Oleh: Hendry Ch Bangun
Tiga hari dalam pekan kedua Juni 2021 ini saya menghadiri tiga kegiatan yang terkait dengan pers dan media. Pertama dalam kegiatan rapat kerja Kementerian Kominfo, Dewan Pers, Komisi Penyiaran Indonesia, Komisi Informasi Publik dan Komisi I DPR RI.
Wakil rakyat yang mulia ada mengeluhkan perilaku orang yang mengaku wartawan, membuat resah kepala sekolah, kepala desa, karena sibuk mencari-cari kesalahan mereka yang ujung-ujungnya adalah ingin perdamaian dengan bayaran tertentu.
Lalu anggota DPR itu mengatakan, “Saya bilang tidak usah layani.
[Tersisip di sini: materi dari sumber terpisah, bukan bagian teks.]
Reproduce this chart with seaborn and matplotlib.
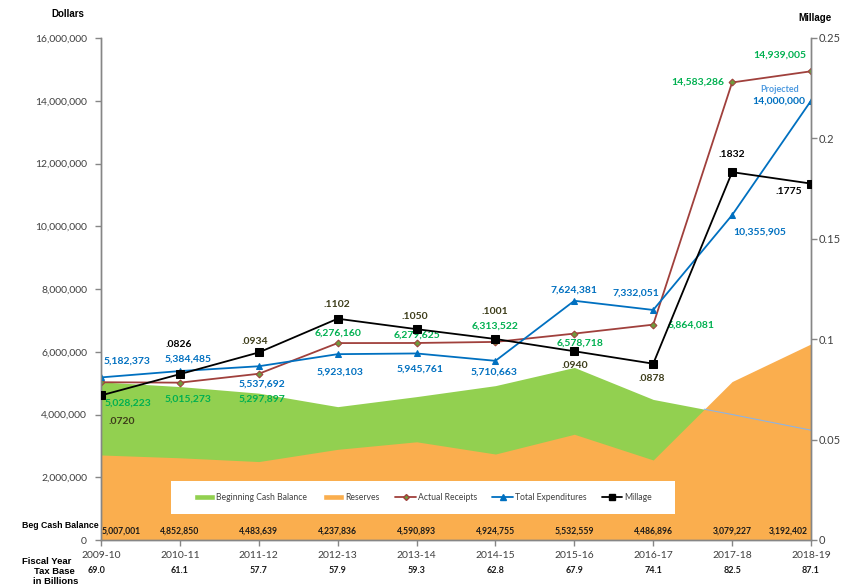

Keroyok saja,” katanya. Lalu dia meminta agar Dewan Pers turun tangan untuk mendidik oknum-oknum tersebut.
Komplain seperti ini bukan yang pertama dan juga pasti bukan yang terakhir. Dalam pertemuan itu saja, masih ada dua lagi yang menyampaikan hal senada. Penilaian negatif kerja wartawan pun beberapa kali dilontarkan, misalnya pemberitaan yang tendensius, tidak akurat, melanggar kode etik karena judul tidak sesuai peristiwa, sensasional, dst.
Peristiwa kedua dalam National Assesment Council (NAC) Survei Indeks Kemerdekaan Pers 2021 yang melibatkan Informan Ahli dari 15 provinsi, nasional, dan Dewan Pers.
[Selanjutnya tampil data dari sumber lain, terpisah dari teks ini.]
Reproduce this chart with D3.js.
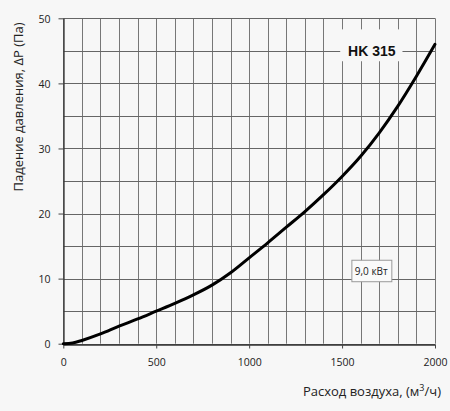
<!DOCTYPE html>
<html>
<head>
<meta charset="utf-8">
<script src="https://cdn.jsdelivr.net/npm/d3@7"></script>
<style>
  html, body { margin: 0; padding: 0; background: #f7f7f7; }
  svg { display: block; }
</style>
</head>
<body>
<div id="viz"></div>
<script>
const width = 450;
const height = 411;
const margin = {top: 18.3, right: 15, bottom: 67.3, left: 63.3};

// Air flow (m3/h) and pressure drop (Pa)
const airFlow = [0, 50, 100, 200, 300, 400, 500, 600, 700, 800, 900, 1000,
  1100, 1200, 1300, 1400, 1500, 1600, 1700, 1800, 1900, 2000];
const pressureDrop = [0, 0.1, 0.5, 1.5, 2.7, 3.8, 5.0, 6.2, 7.5, 9.0, 10.9, 13.2,
  15.5, 17.9, 20.3, 22.9, 25.7, 28.8, 32.4, 36.5, 41.1, 46.0];

const xTicks = [0, 500, 1000, 1500, 2000];
const yTicks = [0, 10, 20, 30, 40, 50];
const xGrid = d3.range(0, 2001, 100);
const yGrid = d3.range(0, 51, 5);

const modelLabel = 'HK 315';
const powerLabel = '9,0 кВт';

const svg = d3.select('#viz')
  .append('svg')
    .attr('width', width)
    .attr('height', height);

const xScale = d3.scaleLinear()
  .domain([0, 2000])
  .range([margin.left, width - margin.right]);

const yScale = d3.scaleLinear()
  .domain([0, 50])
  .range([height - margin.bottom, margin.top]);

// grid
svg.append('g')
  .selectAll('line')
  .data(xGrid)
  .join('line')
    .attr('x1', d => Math.round(xScale(d)) + 0.5)
    .attr('x2', d => Math.round(xScale(d)) + 0.5)
    .attr('y1', yScale(50))
    .attr('y2', yScale(0))
    .attr('stroke', '#777')
    .attr('stroke-width', 1);

svg.append('g')
  .selectAll('line')
  .data(yGrid)
  .join('line')
    .attr('x1', xScale(0))
    .attr('x2', xScale(2000))
    .attr('y1', d => Math.round(yScale(d)) + 0.5)
    .attr('y2', d => Math.round(yScale(d)) + 0.5)
    .attr('stroke', '#666')
    .attr('stroke-width', 1);

// axes
const xAxis = svg.append('g')
  .attr('transform', `translate(0, ${Math.round(yScale(0)) + 0.5})`)
  .call(d3.axisBottom(xScale).tickValues(xTicks).tickFormat(d3.format('d'))
    .tickSize(4).tickSizeOuter(0).tickPadding(7));

const yAxis = svg.append('g')
  .attr('transform', `translate(${Math.round(xScale(0)) + 0.5}, 0)`)
  .call(d3.axisLeft(yScale).tickValues(yTicks).tickSize(5).tickSizeOuter(0).tickPadding(8));

[xAxis, yAxis].forEach(ax => {
  ax.select('.domain').attr('stroke', '#333').attr('stroke-width', 1.3);
  ax.selectAll('.tick line').attr('stroke', '#444');
  ax.selectAll('.tick text')
    .attr('fill', '#222')
    .style('font-family', '"Open Sans", sans-serif')
    .style('font-size', '10.5px');
});
xAxis.selectAll('.tick text').attr('dy', '1em');
yAxis.selectAll('.tick text').attr('dy', '0.36em');

// curve
const line = d3.line()
  .x((d, i) => xScale(airFlow[i]))
  .y(d => yScale(d))
  .curve(d3.curveCatmullRom);

svg.append('path')
  .attr('d', line(pressureDrop))
  .attr('fill', 'none')
  .attr('stroke', '#000')
  .attr('stroke-width', 3)
  .attr('stroke-linecap', 'round');

// model label with a background gap in the grid
svg.append('rect')
  .attr('x', xScale(1490))
  .attr('y', yScale(48.3))
  .attr('width', xScale(1825) - xScale(1490))
  .attr('height', yScale(43.4) - yScale(48.3))
  .attr('fill', '#f7f7f7');

svg.append('text')
  .attr('x', xScale(1660))
  .attr('y', yScale(44.2))
  .attr('text-anchor', 'middle')
  .style('font-family', '"Liberation Sans", Arial, sans-serif')
  .style('font-weight', 'bold')
  .style('font-size', '14px')
  .attr('fill', '#111')
  .text(modelLabel);

// power box
svg.append('rect')
  .attr('x', xScale(1550) + 0.5)
  .attr('y', yScale(12.9) + 0.5)
  .attr('width', xScale(1765) - xScale(1550))
  .attr('height', yScale(9.6) - yScale(12.9))
  .attr('fill', '#fafafa')
  .attr('stroke', '#999')
  .attr('stroke-width', 1);

svg.append('text')
  .attr('x', xScale(1657))
  .attr('y', yScale(10.5))
  .attr('text-anchor', 'middle')
  .style('font-family', '"Open Sans", sans-serif')
  .style('font-size', '10px')
  .attr('fill', '#222')
  .text(powerLabel);

// axis titles
svg.append('text')
  .attr('x', 441)
  .attr('y', 396)
  .attr('text-anchor', 'end')
  .style('font-family', '"Open Sans", sans-serif')
  .style('font-size', '13px')
  .attr('fill', '#222')
  .html('Расход воздуха, (м<tspan dy="-5" font-size="9px">3</tspan><tspan dy="5">/ч)</tspan>');

svg.append('text')
  .attr('transform', 'translate(23, 107) rotate(-90)')
  .attr('text-anchor', 'middle')
  .style('font-family', '"Open Sans", sans-serif')
  .style('font-size', '13px')
  .attr('fill', '#222')
  .text('Падение давления, ΔP (Па)');
</script>
</body>
</html>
Di sana terungkap bagaimana kondisi kesejahteraan wartawan di berbagai daerah di Indonesia, yang diperkirakan 75 persen tidak sesuai dengan Peraturan Dewan Pers, yaitu minimal setara dengan Upah Minimum Provinsi dan diterima minimal 13 kali dalam setahun.
Keadaan ini dikaitkan dengan pelaksanaan Kode Etik Jurnalistik, etika cenderung tidak lagi ditaati khususnya terkait dengan pemberian sesuatu dari narasumber. Dengan alasan “survival mode” menerima uang tidak dianggap masalah, malah banyak yang mengatakan, sudah menjadi ritual umum.
Begitu pula media massa yang tidak berdaya ketika mendapat tekanan dari pemasang iklan karena merekalah sumber utama pemasukan karena perubahan mindset di audiens media dan masyarakat yang cenderung ingin informasi gratis. Kecuali pada media massa arus utama yang sudah terbukti reputasinya selama puluhan tahun.
Buntut-buntutnya adalah timbul pertanyaan, apakah media massa pada umumnya masih melayani kepentingan publik atau melayani siapa yang memuaskannya. Entah itu korporasi, lembaga-lembaga tertentu, ataupun kepentingan kelompok.
Tingkat kepercayaan publik terhadap media massa dalam survei Edelman 2021 menunjukkan, levelnya kini di tingkat Global pada skor 51, sementara untuk Indonesia 72, tertinggi di dunia. Tentu saja ini bergantung pada persepsi 300 responden Tanah Air yang disurvei, khususnya media yang dia nikmati sehari-hari.